1919年と言うと、ピアノ協奏曲第2番、第3番、交響曲第2番等の名曲を完成させた後ということになる。
アレグロ・ヴィヴァーチェと記されたドラマティックな第3楽章
「この曲で私たちが出会うのは燃えるような野心を抱きロマンティックな夢を追うラフマニノフです。」(By ダニール・トリフォノフ)
今朝は1991年ロシア出身のピアニスト ダニール・トリフォノフのソロ、ラフマニノフ所縁のオーケストラでもあるフィラデルフィア管弦楽団の演奏でお送りします。
Rachmaninoff『ピアノ協奏曲第1番』を聴いてみて
今年はラフマニノフ生誕150年没後80年のアニバーサリーイヤーなので、1年をかけてラフマニノフ作品を聴く機会が沢山あることと思うが、特にこのピアノ協奏曲第1番は同2番や3番に比べると圧倒的に演奏会で取り上げられることが少ないので、取り上げて頂き非常に嬉しかった。
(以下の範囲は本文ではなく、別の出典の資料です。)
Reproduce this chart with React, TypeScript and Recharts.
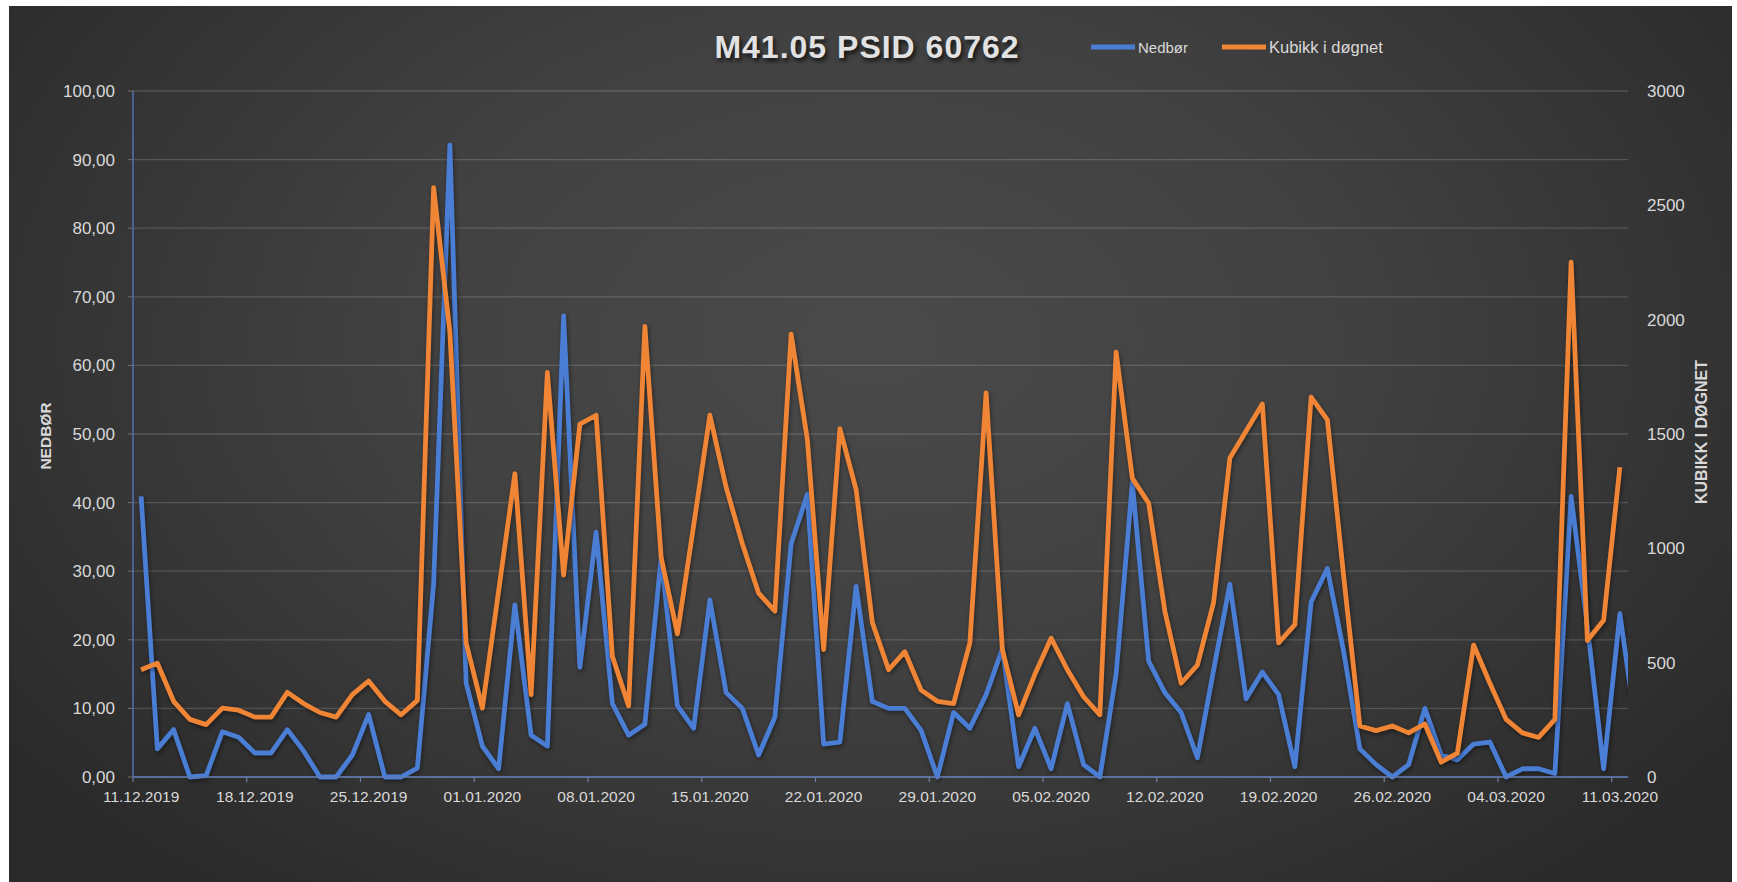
import React from 'react';
import { LineChart, Line, XAxis, YAxis, CartesianGrid } from 'recharts';

const xTickLabels = ['11.12.2019','18.12.2019','25.12.2019','01.01.2020','08.01.2020','15.01.2020','22.01.2020','29.01.2020','05.02.2020','12.02.2020','19.02.2020','26.02.2020','04.03.2020','11.03.2020'];
const xTickDays = [0,7,14,21,28,35,42,49,56,63,70,77,84,91];
const leftTicks = [0,10,20,30,40,50,60,70,80,90,100];
const rightTicks = [0,500,1000,1500,2000,2500,3000];

const nedbor = [
  40.9, 4.1, 6.9, 0, 0.2, 6.6, 5.8, 3.5, 3.5, 6.9,
  3.8, 0, 0, 3.2, 9.1, 0, 0, 1.3, 28.1, 92.1,
  13.7, 4.5, 1.2, 25.1, 6.1, 4.5, 67.2, 16.0, 35.7, 10.7,
  6.1, 7.7, 32.0, 10.4, 7.1, 25.8, 12.3, 10.0, 3.2, 8.7,
  34.0, 41.2, 4.8, 5.1, 27.8, 11.0, 10.0, 10.0, 6.8, 0,
  9.4, 7.1, 12.0, 18.7, 1.5, 7.1, 1.2, 10.7, 1.8, 0,
  15.0, 42.9, 16.9, 12.3, 9.4, 2.8, 15.6, 28.1, 11.4, 15.3,
  12.0, 1.5, 25.5, 30.4, 18.3, 4.1, 1.8, 0, 1.8, 10.0,
  3.2, 2.5, 4.8, 5.1, 0, 1.2, 1.2, 0.5, 40.9, 22.0,
  1.2, 23.8, 7.0,
];

const kubikk = [
  469, 498, 331, 252, 229, 301, 292, 262, 262, 370,
  321, 282, 262, 360, 420, 331, 272, 335, 2577, 1946,
  587, 301, 814, 1326, 360, 1769, 883, 1543, 1582, 528,
  311, 1970, 961, 626, 1099, 1582, 1267, 1020, 804, 725,
  1937, 1474, 557, 1523, 1257, 676, 469, 548, 380, 331,
  321, 587, 1680, 557, 272, 449, 607, 469, 351, 272,
  1858, 1306, 1198, 725, 410, 489, 764, 1395, 1513, 1631,
  587, 666, 1661, 1562, 880, 223, 203, 223, 193, 232,
  65, 104, 577, 410, 252, 193, 173, 252, 2252, 597,
  686, 1355,
];

const data = nedbor.map((v, i) => ({
  day: i,
  nedbor: v,
  kubikk: i < kubikk.length ? kubikk[i] : null,
}));

const BLUE = '#4A7DD4';
const ORANGE = '#F08536';
const TEXT = '#d9d9d9';
const FONT = '"Liberation Sans", Arial, sans-serif';

const W = 1737;
const H = 882;
const PLOT_LEFT = 133;
const PLOT_RIGHT = 1628;
const HALF_DAY = (PLOT_RIGHT - PLOT_LEFT) / 92 / 2;

const XTick = (props: any) => {
  const { x, y, payload } = props;
  const idx = xTickDays.indexOf(payload.value);
  return (
    <g>
      <line x1={x - HALF_DAY} x2={x - HALF_DAY} y1={y} y2={y + 5} stroke="#6c7fa6" strokeWidth={1.2} />
      <text x={x} y={y + 25} textAnchor="middle" fill={TEXT} fontSize={15.5} fontFamily={FONT}>
        {idx >= 0 ? xTickLabels[idx] : ''}
      </text>
    </g>
  );
};

const fmtLeft = (v: number) => v.toFixed(2).replace('.', ',');

export default function App() {
  return (
    <div style={{ position: 'absolute', left: 0, top: 0, width: W, height: H, background: '#ffffff', overflow: 'hidden' }}>
      <style>{`body{margin:0;} .recharts-line-curve{filter: drop-shadow(1px 2px 2px rgba(0,0,0,0.45));}`}</style>
      <div
        style={{
          position: 'absolute',
          left: 9,
          top: 6,
          width: 1723,
          height: 876,
          background:
            'radial-gradient(ellipse 62% 80% at 50% 38%, #4a4a4a 0%, #414141 45%, #2a2a2a 100%)',
        }}
      />
      <div style={{ position: 'absolute', left: 0, top: 0 }}>
        <LineChart width={W} height={H} data={data} margin={{ top: 91, right: 0, bottom: 0, left: 0 }}>
          <CartesianGrid yAxisId="left" vertical={false} stroke="rgba(255,255,255,0.16)" strokeWidth={1.3} />
          <XAxis
            type="number"
            dataKey="day"
            domain={[-0.5, 91.5]}
            allowDataOverflow
            ticks={xTickDays}
            interval={0}
            height={105}
            tickSize={0}
            tickMargin={0}
            tickLine={false}
            axisLine={{ stroke: '#5f7db8', strokeWidth: 1.5 }}
            tick={<XTick />}
          />
          <YAxis
            yAxisId="left"
            orientation="left"
            domain={[0, 100]}
            ticks={leftTicks}
            interval={0}
            width={133}
            tickFormatter={fmtLeft}
            tickSize={5}
            tickMargin={13}
            tickLine={{ stroke: '#707070' }}
            axisLine={{ stroke: '#4f72b8', strokeWidth: 1.5 }}
            tick={{ fill: TEXT, fontSize: 17, fontFamily: FONT }}
          />
          <YAxis
            yAxisId="right"
            orientation="right"
            domain={[0, 3000]}
            ticks={rightTicks}
            interval={0}
            width={109}
            tickSize={0}
            tickMargin={19}
            tickLine={false}
            axisLine={false}
            tick={{ fill: TEXT, fontSize: 17, fontFamily: FONT, textAnchor: 'start' }}
          />
          <Line
            yAxisId="left"
            type="linear"
            dataKey="nedbor"
            name="Nedbør"
            stroke={BLUE}
            strokeWidth={4.8}
            strokeLinejoin="round"
            dot={false}
            activeDot={false}
            isAnimationActive={false}
          />
          <Line
            yAxisId="right"
            type="linear"
            dataKey="kubikk"
            name="Kubikk i døgnet"
            stroke={ORANGE}
            strokeWidth={4.8}
            strokeLinejoin="round"
            dot={false}
            activeDot={false}
            isAnimationActive={false}
          />
        </LineChart>
      </div>
      <div
        style={{
          position: 'absolute',
          left: 867,
          top: 47,
          transform: 'translate(-50%, -50%)',
          fontFamily: FONT,
          fontWeight: 'bold',
          fontSize: 32,
          letterSpacing: 1,
          color: '#e2e2e2',
          whiteSpace: 'nowrap',
          textShadow: '2px 3px 4px rgba(0,0,0,0.75)',
        }}
      >
        M41.05 PSID 60762
      </div>
      <div
        style={{
          position: 'absolute',
          left: 1091,
          top: 47,
          transform: 'translateY(-50%)',
          display: 'flex',
          alignItems: 'center',
          fontFamily: FONT,
          fontSize: 15,
          color: TEXT,
          whiteSpace: 'nowrap',
        }}
      >
        <span style={{ display: 'inline-block', width: 44, height: 4.5, background: BLUE, marginRight: 3 }} />
        <span>Nedbør</span>
      </div>
      <div
        style={{
          position: 'absolute',
          left: 1222,
          top: 47,
          transform: 'translateY(-50%)',
          display: 'flex',
          alignItems: 'center',
          fontFamily: FONT,
          fontSize: 16.5,
          color: TEXT,
          whiteSpace: 'nowrap',
        }}
      >
        <span style={{ display: 'inline-block', width: 44, height: 4.5, background: ORANGE, marginRight: 3 }} />
        <span>Kubikk i døgnet</span>
      </div>
      <div
        style={{
          position: 'absolute',
          left: 46,
          top: 436,
          transform: 'translate(-50%, -50%) rotate(-90deg)',
          fontFamily: FONT,
          fontWeight: 'bold',
          fontSize: 15.5,
          color: TEXT,
          whiteSpace: 'nowrap',
        }}
      >
        NEDBØR
      </div>
      <div
        style={{
          position: 'absolute',
          left: 1702,
          top: 432,
          transform: 'translate(-50%, -50%) rotate(-90deg)',
          fontFamily: FONT,
          fontWeight: 'bold',
          fontSize: 16,
          color: TEXT,
          whiteSpace: 'nowrap',
        }}
      >
        KUBIKK I DØGNET
      </div>
    </div>
  );
}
この曲のスケールの大きなロマンや情熱、そして繊細さを伴いながらの哀愁や郷愁を帯びたメロディ…いつ聴いても胸が熱くなり感動してしまう。
私がこの曲を初めて聴いたのはラフマニノフ自作自演CDの演奏だった。特に第3楽章の劇的な出だしを聴いた時は、「人生にもっと情熱を抱け」と鼓舞されているかのようだった。今回は(ピアノ)ダニール・トリフォノフ、
×(管弦楽)フィラデルフィア管弦楽団、(指揮)ヤニック・ネゼ・セガン
の演奏だったが、こちらも名演奏、そう現代のラフマニノフがそこに表出したかのような演奏であった。